Sunday, October 19, 2008

I Am Not Joe

A friend's blog wrote about Sam Wurzelbacher, AKA Joe the Plumber, and pointed to this blog.

Here's a quote from that entry:

I hope you will join me in expressing a simple bit of solidarity with this guy, Spartacus style. I AM JOE. I am a Wal Mart schlub in flyover country who changes my own oil and unclogs drains without a license. I smoke and drink beer and toss the football in the front yard with my kid, and I figure I can fend my way without handouts from some Magic Messiah's candy bags. Most everyone in my family and most everyone I grew up with is another Joe, and if you screw with them, you screw with me.


Here are some areas where I disagree with this sentiment:

  • Solidarity is nice, but joining one guy's group just to oppose another's is just one more way to create division, and a pretty dumb reason.

  • Referring to "some Magic Messiah's candy bags" obviously refers to Obama's tax plan as somehow giving out money to the poor, which is not it's goal. It is a partisan comment and therefore fuels the position this fellow is taking, and to boot, reveals a lack of understanding.

    If you watch the 5-minute clip that started all this crap, unfiltered by the media, you hear that the "increased" tax is a 3% difference for folks bringing home $250K+ (39% vs. 36% tax rate), which A) only returns taxes to the place they were pre-GW, and B) wouldn't increase Sam the plumber's taxes anyway -- it would lower them.

  • Stating that you are a "Wal Mart schlub" shows that your interest is more focused on yourself than the economy of the country in any case, as Wal-Mart's vendor policies are focused on lowering prices to their customers at any cost -- even the cost of those vendors' companies. Supporting money-grubbing companies and saying that makes you more for the little guy just doesn't jive with me. YMMV.

I am no economist. I've heard both candidates state their plans, and I've made my own decision on which makes more sense to me. It just so happens that Scott Adams' survey of US economists agrees with me, but that survey can be viewed through many lenses.

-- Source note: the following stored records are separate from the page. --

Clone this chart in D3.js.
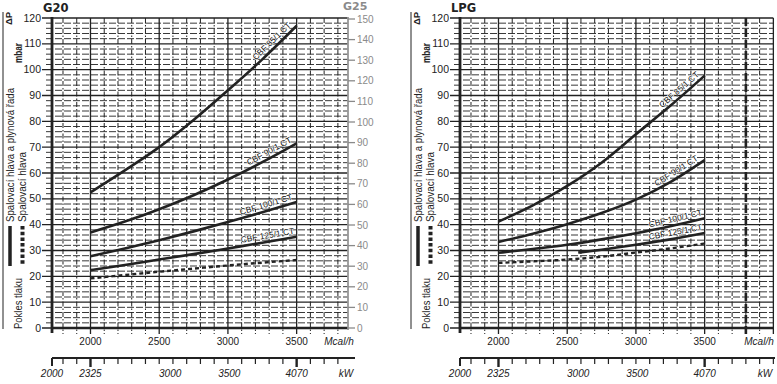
<!DOCTYPE html>
<html lang="cs">
<head>
<meta charset="utf-8">
<title>Pokles tlaku - G20 / LPG</title>
<script src="https://cdn.jsdelivr.net/npm/d3@7"></script>
<style>
  body { margin: 0; background: #fff; }
  text { font-family: "Liberation Sans", Arial, sans-serif; fill: #222; }
</style>
</head>
<body>
<svg id="chart" width="777" height="384"></svg>
<script>
// data (mbar vs Mcal/h)
var mcal = [2000, 2250, 2500, 2750, 3000, 3250, 3500];

var g20_85  = [52.5, 61.0, 70.0, 80.5, 92.0, 104.0, 117.0];
var g20_90  = [37.0, 41.2, 46.0, 51.4, 57.5, 64.2, 71.5];
var g20_100 = [27.8, 30.8, 34.0, 37.4, 41.0, 44.8, 48.8];
var g20_125 = [22.4, 24.4, 26.5, 28.6, 30.8, 33.0, 35.3];
var g20_dash = [19.2, 20.5, 21.8, 23.0, 24.2, 25.3, 26.3];

var lpg_85  = [41.2, 47.5, 55.0, 64.0, 75.0, 86.0, 97.7];
var lpg_90  = [33.3, 36.5, 40.2, 44.5, 49.7, 56.5, 65.0];
var lpg_100 = [29.1, 30.6, 32.2, 34.3, 36.7, 39.4, 42.5];
var lpg125Mcal = [2580, 2750, 3000, 3250, 3500];
var lpg_125 = [29.2, 30.3, 32.2, 34.3, 36.8];
var lpg_dash = [25.2, 25.8, 26.5, 27.6, 29.2, 30.8, 32.7];

var mbarTicks = d3.range(0, 121, 10);
var g25Ticks = d3.range(0, 151, 10);
var mcalLabels = [2000, 2500, 3000, 3500];
var kwLabels = [2000, 2325, 3000, 3500, 4070];
var KW_PER_MCAL = 4070 / 3500;

var svg = d3.select("#chart");
var ink = "#222";

var y = d3.scaleLinear().domain([0, 120]).range([328, 18]);
var yG25 = d3.scaleLinear().domain([0, 150]).range([328, 19]);

function zip(xs, vs) { return xs.map(function(m, i){ return { m: m, v: vs[i] }; }); }

function panel(p) {
  var g = svg.append("g");
  var x = d3.scaleLinear().domain([1720, p.xMax])
    .range([p.left, p.left + (p.xMax - 1720) * 0.13744]);
  var right = x.range()[1];

  // horizontal grid, every 2 mbar
  g.selectAll(".hgrid").data(d3.range(0, 121, 2)).enter().append("line")
    .attr("x1", function(d){ return d % 10 == 0 ? p.left - 10 : p.left - 6; })
    .attr("x2", right)
    .attr("y1", function(d){ return y(d); })
    .attr("y2", function(d){ return y(d); })
    .attr("stroke", ink)
    .attr("stroke-width", function(d){ return d % 10 == 0 ? 1.3 : 0.9; })
    .attr("stroke-dasharray", function(d){ return d % 10 == 0 ? null : "7,2"; });

  // vertical grid, every 100 Mcal/h
  g.selectAll(".vgrid").data(d3.range(1800, p.xMax + 1, 100)).enter().append("line")
    .attr("x1", function(d){ return x(d); })
    .attr("x2", function(d){ return x(d); })
    .attr("y1", y(120))
    .attr("y2", 334)
    .attr("stroke", ink)
    .attr("stroke-width", function(d){ return d % 500 == 0 ? 1.3 : 1; })
    .attr("stroke-dasharray", function(d){ return d % 500 == 0 ? null : "5,2,1.5,2"; });

  if (p.marker) {
    g.append("line")
      .attr("x1", x(p.marker)).attr("x2", x(p.marker))
      .attr("y1", y(120)).attr("y2", 334)
      .attr("stroke", ink).attr("stroke-width", 2.6)
      .attr("stroke-dasharray", "8,3");
  }

  // axes lines
  g.append("line").attr("x1", p.left).attr("x2", p.left)
    .attr("y1", y(120) - 1).attr("y2", 333)
    .attr("stroke", ink).attr("stroke-width", 2.8);
  g.append("line").attr("x1", p.left).attr("x2", right)
    .attr("y1", 328).attr("y2", 328)
    .attr("stroke", ink).attr("stroke-width", 2.6);

  // mbar labels
  g.selectAll(".ylab").data(mbarTicks).enter().append("text")
    .attr("x", p.left - 11)
    .attr("y", function(d){ return y(d) + 3.5; })
    .attr("text-anchor", "end")
    .style("font-size", "10.5px")
    .text(function(d){ return d; });

  // Mcal/h labels
  g.selectAll(".xlab").data(mcalLabels).enter().append("text")
    .attr("x", function(d){ return x(d); })
    .attr("y", 345)
    .attr("text-anchor", "middle")
    .style("font-size", "10px")
    .text(function(d){ return d; });
  g.append("text").attr("x", p.mcalX).attr("y", 345)
    .attr("text-anchor", "middle")
    .style("font-size", "10px").style("font-style", "italic")
    .text("Mcal/h");

  // kW axis
  g.append("line").attr("x1", p.left).attr("x2", p.kwEnd)
    .attr("y1", 358).attr("y2", 358)
    .attr("stroke", ink).attr("stroke-width", 2);
  g.selectAll(".kwtick").data(d3.range(1800, p.xMax + 1, 100)).enter().append("line")
    .attr("x1", function(d){ return x(d); })
    .attr("x2", function(d){ return x(d); })
    .attr("y1", 358)
    .attr("y2", function(d){ return (d == 2000 || d == 3500) ? 367 : 364; })
    .attr("stroke", ink)
    .attr("stroke-width", function(d){ return (d == 2000 || d == 3500) ? 2.4 : 1.2; });
  g.append("line").attr("x1", p.left).attr("x2", p.left)
    .attr("y1", 358).attr("y2", 366)
    .attr("stroke", ink).attr("stroke-width", 2);
  g.selectAll(".kwlab").data(kwLabels).enter().append("text")
    .attr("x", function(d){ return x(d / KW_PER_MCAL); })
    .attr("y", 377)
    .attr("text-anchor", "middle")
    .style("font-size", "10px").style("font-style", "italic")
    .text(function(d){ return d; });
  g.append("text").attr("x", p.kwX).attr("y", 377)
    .attr("text-anchor", "middle")
    .style("font-size", "10px").style("font-style", "italic")
    .text("kW");

  // title
  g.append("text").attr("x", p.left - 9).attr("y", 12)
    .style("font-size", "11.5px").style("font-weight", "bold")
    .style("font-family", "'DejaVu Sans', sans-serif")
    .text(p.title);

  // side annotation
  var sx = p.left - 49;
  g.append("line").attr("x1", sx).attr("x2", sx)
    .attr("y1", 12).attr("y2", 329)
    .attr("stroke", ink).attr("stroke-width", 1);
  function vtext(tx, ty, str, size, len, bold) {
    var t = g.append("text")
      .attr("transform", "translate(" + tx + "," + ty + ") rotate(-90)")
      .style("font-size", size + "px")
      .text(str);
    if (len) t.attr("textLength", len).attr("lengthAdjust", "spacingAndGlyphs");
    if (bold) t.style("font-weight", "bold");
  }
  vtext(sx + 9, 25, "\u0394P", 9.5, null, true);
  vtext(sx + 18.5, 63, "mbar", 10, 20, true);
  vtext(sx + 10.5, 222, "Spalovací hlava a plynová řada", 10.5, 134);
  vtext(sx + 22.5, 222, "Spalovací hlava", 10.5, 70);
  vtext(sx + 18.5, 329, "Pokles tlaku", 11, 51);
  g.append("line").attr("x1", sx + 7).attr("x2", sx + 7)
    .attr("y1", 226).attr("y2", 266)
    .attr("stroke", ink).attr("stroke-width", 3.5);
  g.append("line").attr("x1", sx + 19.5).attr("x2", sx + 19.5)
    .attr("y1", 226).attr("y2", 266)
    .attr("stroke", ink).attr("stroke-width", 4)
    .attr("stroke-dasharray", "3.5,2.2");

  // curves
  var line = d3.line()
    .x(function(d){ return x(d.m); })
    .y(function(d){ return y(d.v); })
    .curve(d3.curveMonotoneX);

  p.series.forEach(function(s) {
    var pts = zip(s.xs, s.vs);
    g.append("path").datum(pts)
      .attr("d", line)
      .attr("fill", "none")
      .attr("stroke", ink)
      .attr("stroke-width", s.dashed ? 2.4 : 2.6)
      .attr("stroke-dasharray", s.dashed ? "4,3" : null);
    if (s.name) {
      var a = pts[pts.length - 2], b = pts[pts.length - 1];
      var ang = Math.atan2(y(b.v) - y(a.v), x(b.m) - x(a.m)) * 180 / Math.PI;
      var lx = x(s.labelAt), ly = y(a.v + (b.v - a.v) * (s.labelAt - a.m) / (b.m - a.m));
      g.append("text")
        .attr("transform", "translate(" + lx + "," + ly + ") rotate(" + ang + ")")
        .attr("x", 0).attr("y", -3.5)
        .attr("text-anchor", "end")
        .style("font-size", "8.5px")
        .style("fill", "#111")
        .style("paint-order", "stroke")
        .style("stroke", "#fff").style("stroke-width", "1.2px")
        .text(s.name);
    }
  });

  return x;
}

panel({
  left: 52, xMax: 3870, title: "G20", mcalX: 339, kwEnd: 355, kwX: 346,
  series: [
    { xs: mcal, vs: g20_85, name: "CBF 85/1 CT", labelAt: 3480 },
    { xs: mcal, vs: g20_90, name: "CBF 90/1 CT", labelAt: 3480 },
    { xs: mcal, vs: g20_100, name: "CBF 100/1 CT", labelAt: 3480 },
    { xs: mcal, vs: g20_125, name: "CBF 125/1 CT", labelAt: 3490 },
    { xs: mcal, vs: g20_dash, dashed: true }
  ]
});

panel({
  left: 460, xMax: 4000, title: "LPG", marker: 3800, mcalX: 759, kwEnd: 775, kwX: 765,
  series: [
    { xs: mcal, vs: lpg_85, name: "CBF 85/1 CT", labelAt: 3480 },
    { xs: mcal, vs: lpg_90, name: "CBF 90/1 CT", labelAt: 3470 },
    { xs: mcal, vs: lpg_100, name: "CBF 100/1 CT", labelAt: 3490 },
    { xs: lpg125Mcal, vs: lpg_125, name: "CBF 125/1 CT", labelAt: 3490 },
    { xs: mcal, vs: lpg_dash, dashed: true }
  ]
});

// G25 secondary axis on the G20 panel
var g25 = svg.append("g");
var gx = 348;
var grey = "#8a8a8a";
g25.append("line").attr("x1", gx).attr("x2", gx)
  .attr("y1", y(120) - 1).attr("y2", 330)
  .attr("stroke", grey).attr("stroke-width", 1.6);
g25.selectAll(".t").data(g25Ticks).enter().append("line")
  .attr("x1", gx).attr("x2", gx + 7)
  .attr("y1", function(d){ return yG25(d); })
  .attr("y2", function(d){ return yG25(d); })
  .attr("stroke", grey).attr("stroke-width", 1.3);
g25.selectAll(".l").data(g25Ticks).enter().append("text")
  .attr("x", gx + 9)
  .attr("y", function(d){ return yG25(d) + 3.5; })
  .style("font-size", "10px")
  .style("fill", grey)
  .text(function(d){ return d; });
g25.append("text").attr("x", 343).attr("y", 10)
  .style("font-size", "11px").style("font-weight", "bold")
  .style("font-family", "'DejaVu Sans', sans-serif")
  .style("fill", grey)
  .text("G25");
</script>
</body>
</html>
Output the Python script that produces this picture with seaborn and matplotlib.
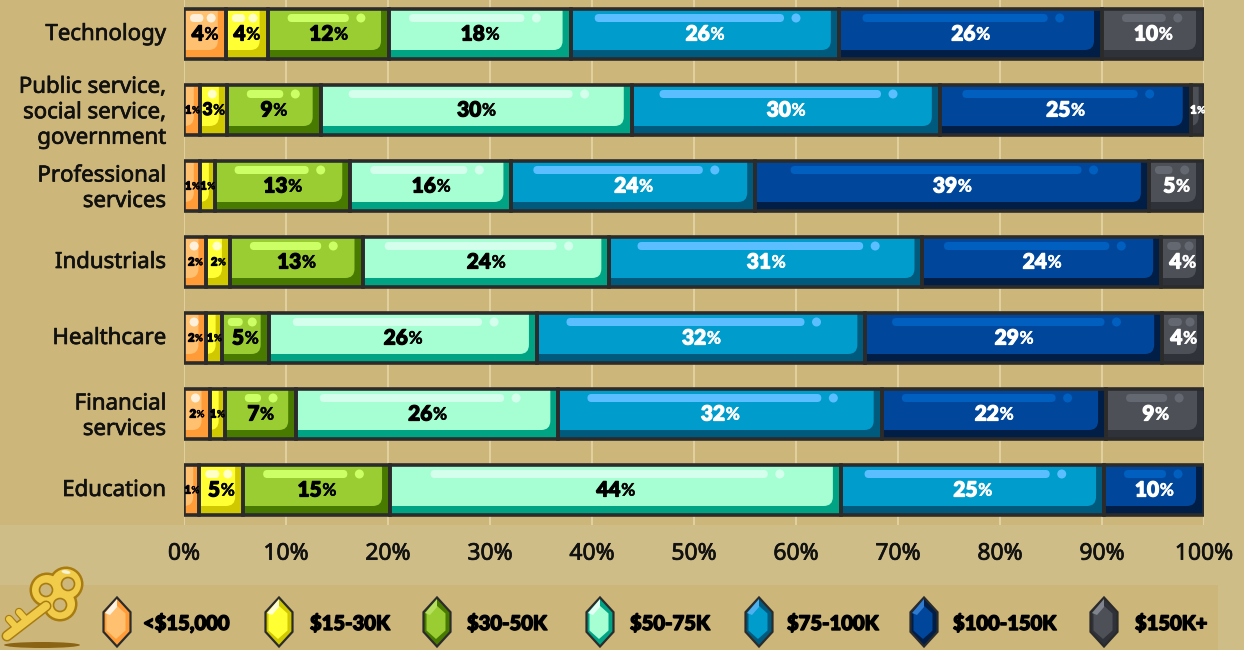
import matplotlib
matplotlib.use('Agg')
from matplotlib import pyplot as plt
from matplotlib import patheffects as pe
from matplotlib.patches import FancyBboxPatch, Rectangle, Polygon, Ellipse, Circle
from matplotlib.transforms import ScaledTranslation
import pandas as pd
import seaborn as sns

sectors = ['Technology', 'Public service,\nsocial service,\ngovernment', 'Professional\nservices',
           'Industrials', 'Healthcare', 'Financial\nservices', 'Education']
bands = ['<$15,000', '$15-30K', '$30-50K', '$50-75K', '$75-100K', '$100-150K', '$150K+']

# widths, the printed labels are rounded differently in places
under_15k = [4.1, 1.6, 1.6, 2.2, 2.2, 2.5, 1.5]
k15_30 = [4.1, 2.6, 1.4, 2.3, 1.5, 1.5, 4.3]
k30_50 = [11.9, 9.2, 13.3, 13.0, 4.6, 7.0, 14.4]
k50_75 = [17.8, 30.5, 15.8, 24.2, 26.3, 25.7, 44.2]
k75_100 = [26.3, 30.2, 23.9, 30.7, 32.2, 31.7, 25.8]
k100_150 = [25.8, 24.6, 38.6, 23.4, 29.1, 22.0, 9.8]
k150_plus = [10.0, 1.3, 5.4, 4.2, 4.2, 9.7, 0.0]
shares = [under_15k, k15_30, k30_50, k50_75, k75_100, k100_150, k150_plus]

labels = [[4, 1, 1, 2, 2, 2, 1],
          [4, 3, 1, 2, 1, 1, 5],
          [12, 9, 13, 13, 5, 7, 15],
          [18, 30, 16, 24, 26, 26, 44],
          [26, 30, 24, 31, 32, 32, 25],
          [26, 25, 39, 24, 29, 22, 10],
          [10, 1, 5, 4, 4, 9, None]]

# shadow, face, highlight, text
gem_colors = [('#ff9c38', '#ffc06f', '#fff0dc', 'black'),
              ('#d0c800', '#ffff33', '#ffffc8', 'black'),
              ('#487a00', '#9acd32', '#ccff66', 'black'),
              ('#00a383', '#a6ffd2', '#d4ffec', 'black'),
              ('#005a7d', '#009ccc', '#5bbfff', 'white'),
              ('#001e46', '#00479b', '#005fbf', 'white'),
              ('#2f3238', '#4d5057', '#646870', 'white')]
gem_tops = ['#fff4e4', '#ffffd8', '#b8e060', '#e4fff4', '#4fb0f0', '#2f7bd0', '#80848c']

page_bg = '#cfbd88'
panel_bg = '#cdb67a'
outline = '#2b2b2b'
label_font = ['Lato', 'DejaVu Sans']

sns.set_theme(style='white')
plt.rcParams['font.family'] = ['Noto Sans', 'DejaVu Sans']

fig = plt.figure(figsize=(12.44, 6.5), dpi=100, facecolor=page_bg)

# pixel sized layer for the panel colour, legend band, gems and key
back = fig.add_axes([0, 0, 1, 1], zorder=0)
back.set_xlim(0, 1244)
back.set_ylim(650, 0)
back.axis('off')
back.add_patch(Rectangle((0, 0), 1204, 525, color=panel_bg, lw=0))
back.add_patch(Rectangle((0, 585), 1218, 65, color=panel_bg, lw=0))

ax = fig.add_axes([184 / 1244, 125 / 650, 1020 / 1244, 525 / 650], zorder=1)
ax.patch.set_alpha(0)

PX = 100 / 1020
PY = 1 / 76

left = [0.0] * len(sectors)
for b, band in enumerate(bands):
    df = pd.DataFrame({'sector': sectors, 'share': shares[b]})
    shadow, face, shine, text_col = gem_colors[b]
    sns.barplot(data=df, y='sector', x='share', order=sectors, left=left, color=shadow,
                saturation=1, width=50 / 76, linewidth=0, ax=ax, zorder=3)
    bars = ax.containers[-1]
    for i, bar in enumerate(bars):
        w = bar.get_width()
        if w <= 0:
            continue
        wpx = w / PX
        x0, y0, h = bar.get_x(), bar.get_y(), bar.get_height()
        inset = min(8, wpx * 0.4)

        top = FancyBboxPatch((x0 - 2, y0 - 0.2), w + 2 - inset * PX, h + 0.2 - 9 * PY,
                             boxstyle='round,pad=0,rounding_size=0.9',
                             mutation_aspect=(1 / 76) / PX, fc=face, ec='none', zorder=4)
        ax.add_patch(top)
        top.set_clip_path(bar)

        # little shine on top of each gem bar
        shine_y = y0 + 9 * PY
        if wpx >= 60:
            margin = 28 + 0.1 * wpx
            start = max(20, 0.09 * wpx)
            pill_w, dot_x = wpx - margin - start, wpx - margin + 12
        elif wpx >= 35:
            start = 6
            pill_w, dot_x = wpx * 0.32, wpx * 0.65
        elif wpx >= 18:
            start, pill_w, dot_x = 0, 0, wpx * 0.45
        else:
            start, pill_w, dot_x = 0, 0, None
        if pill_w:
            ax.add_patch(FancyBboxPatch((x0 + start * PX, shine_y - 4 * PY), pill_w * PX, 8 * PY,
                                        boxstyle='round,pad=0,rounding_size=0.4',
                                        mutation_aspect=(1 / 76) / PX, fc=shine, ec='none', zorder=5))
        if dot_x is not None:
            ax.add_patch(Ellipse((x0 + dot_x * PX, shine_y), 9 * PX, 9 * PY, fc=shine, ec='none', zorder=5))

        ax.add_patch(Rectangle((x0, y0), w, h, fc='none', ec=outline, lw=2.6, zorder=6))

        if labels[b][i] is not None:
            if wpx < 26:
                big, small = 8, 7
            elif wpx < 30:
                big, small = 12.5, 10.5
            else:
                big, small = 15, 12.5
            # centre the number and the smaller % sign together
            num_w = 0.6 * big * len(str(labels[b][i]))
            pct_w = 0.85 * small
            shift = (num_w - pct_w) / 2
            cx, cy = x0 + w / 2, y0 + h / 2
            num = ax.annotate(str(labels[b][i]), (cx, cy), xytext=(shift, 0), textcoords='offset points',
                              ha='right', va='center', fontsize=big, fontweight='black', family=label_font,
                              color=text_col, zorder=7)
            pct = ax.annotate('%', (cx, cy), xytext=(shift + 0.4, -0.5), textcoords='offset points',
                              ha='left', va='center', fontsize=small, fontweight='bold', family=label_font,
                              color=text_col, zorder=7)
            num.set_path_effects([pe.withStroke(linewidth=0.9, foreground=text_col)])
            pct.set_path_effects([pe.withStroke(linewidth=0.3, foreground=text_col)])
    left = [a + c for a, c in zip(left, shares[b])]

ax.set_xlim(0, 100)
ax.set_ylim((525 - 34) / 76, -34 / 76)
ax.set_xlabel('')
ax.set_ylabel('')
ax.set_xticks(range(0, 101, 10))
ax.set_xticklabels([f'{t}%' for t in range(0, 101, 10)])
ax.tick_params(axis='x', length=0, pad=12, labelsize=16.5, labelcolor='#111111')
ax.tick_params(axis='y', length=0, pad=13, labelsize=16, labelcolor='#111111')
for t in ax.get_yticklabels() + ax.get_xticklabels():
    t.set_path_effects([pe.withStroke(linewidth=0.5, foreground='#111111')])
# sector labels sit a touch higher than the bar centres
nudge = ScaledTranslation(0, 2 / 100, fig.dpi_scale_trans)
for t in ax.get_yticklabels():
    t.set_linespacing(1.28)
    t.set_transform(t.get_transform() + nudge)
ax.grid(axis='x', color='#e4d6a8', lw=1.2, zorder=0)
ax.grid(axis='y', visible=False)
ax.set_axisbelow(True)
sns.despine(ax=ax, left=True, bottom=True)

# legend gems
gem_x = [117, 279, 437, 600, 759, 924, 1104]
text_x = [143, 310, 467, 630, 787, 953, 1135]
gem_y = 622


def hexagon(cx, cy, w, h, shoulder=0.4):
    return [(cx, cy - h), (cx + w, cy - h * shoulder), (cx + w, cy + h * shoulder),
            (cx, cy + h), (cx - w, cy + h * shoulder), (cx - w, cy - h * shoulder)]


for b, band in enumerate(bands):
    shadow, face, shine, _ = gem_colors[b]
    cx = gem_x[b]
    back.add_patch(Polygon(hexagon(cx, gem_y, 13.5, 24.5), fc=shadow, ec=outline, lw=1.6))
    back.add_patch(Polygon(hexagon(cx - 1, gem_y, 9.5, 17, 0.5), fc=face, ec='none'))
    back.add_patch(Polygon([(cx, gem_y - 23), (cx - 12, gem_y - 9), (cx - 7, gem_y - 7), (cx, gem_y - 15)],
                           fc=gem_tops[b], ec='none'))
    t = back.text(text_x[b], gem_y + 1, band, ha='left', va='center', fontsize=14.5, fontweight='black',
                  family=label_font, color='black')
    t.set_path_effects([pe.withStroke(linewidth=1.0, foreground='black')])

# key
back.add_patch(Ellipse((42, 645), 76, 6, fc='#8a6414', ec='none'))
gold, rim = '#f0cc4a', '#a87c10'
for col, lw in [(rim, 11), (gold, 8)]:
    back.plot([46, 7], [606, 636], color=col, lw=lw * 0.72, solid_capstyle='round')
    back.plot([17, 9], [628, 619], color=col, lw=lw * 0.55, solid_capstyle='round')
    back.plot([27, 19], [621, 612], color=col, lw=lw * 0.55, solid_capstyle='round')
for cx, cy, r in [(47, 590, 16), (66, 584, 16), (60, 604, 16)]:
    back.add_patch(Circle((cx, cy), r + 1.5, fc=rim, ec='none'))
for cx, cy, r in [(47, 590, 15), (66, 584, 15), (60, 604, 15)]:
    back.add_patch(Circle((cx, cy), r, fc=gold, ec='none'))
for cx, cy, r in [(46, 590, 6.5), (68, 584, 6.5), (60, 605, 6.5)]:
    back.add_patch(Circle((cx, cy), r, fc=panel_bg, ec=rim, lw=1.2))
back.add_patch(Ellipse((66, 572), 9, 3.5, angle=10, fc='#f6f4d8', ec='none'))

fig.savefig('out.png', dpi=100, facecolor=page_bg)
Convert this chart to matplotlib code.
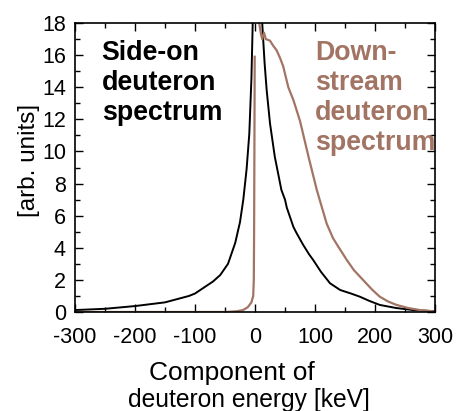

I work for a living. I mow my own lawn, I've changed my own oil. I drink beer and kick the soccer ball in the front yard with my kid. I don't smoke, but like my friend who wrote the blog entry that led to this post, my child goes to a pay school (not a public school). Unlike him, I've never made $250K or more in one year -- never came close, and likely won't.

But am I NOT some "schlub" who's main goal is to make my way on the shoulders of others -- either by not paying taxes, working without proper licenses, or getting a free-ride from the government rather than putting the effort in to make my own money -- what they incorrectly think is the goal of Obama's tax plan.

I am NOT Joe.

I am not the same as this guy, and neither is the guy who wrote the quote above, nor the guy who writes the blog that pointed me there. We are all different, living in different circumstances, and facing them in different ways.

What happened to Samuel Joseph Wurzelbacher after he stood in front of news cameras and asked the favored presidential candidate if his tax plan would increase his taxes when he bought a plumbing company (which he has no plan to) and it made $250K+ a year (which it might, but wouldn't go directly to him anyway), and then heard an answer that was honest and straightforward (rather than pandering to what the candidate thought he might like to hear), is a sad story.

First, the candidate that Wurzelbacher supported brought him to national attention, using him as a campaign foil (regardless of the fact that his opponent's plan favored him much more than his own), then the media dove into his past and exposed every conceivable negative aspect of it to the world.

Was it fair for him to be treated this way? No, not really. Should his story have been exploited for political gain? No, he's not representative of very many folks. Should the media have tried to discredit him? No, but if you expect the media to be fair and unbiased, then you are living in a fantasy land.

The media machine's goals are and always have been, to sell their media -- newspapers, TV, web, etc. -- in order to make money from ad revenue. And with today's 24-hour media free-for-all where news is what you make of it, less and less gets more and more attention.

Welcome to the 21st Century, Sam "Joe the Plumber" Wurzelbacher.

I'm sorry that your decisions led you to where you are, but I can't stand with you in opposition to the big bad politicians and corporations that exploited you.

I'm already opposing them my own way -- through my vote for the candidate with the best plan.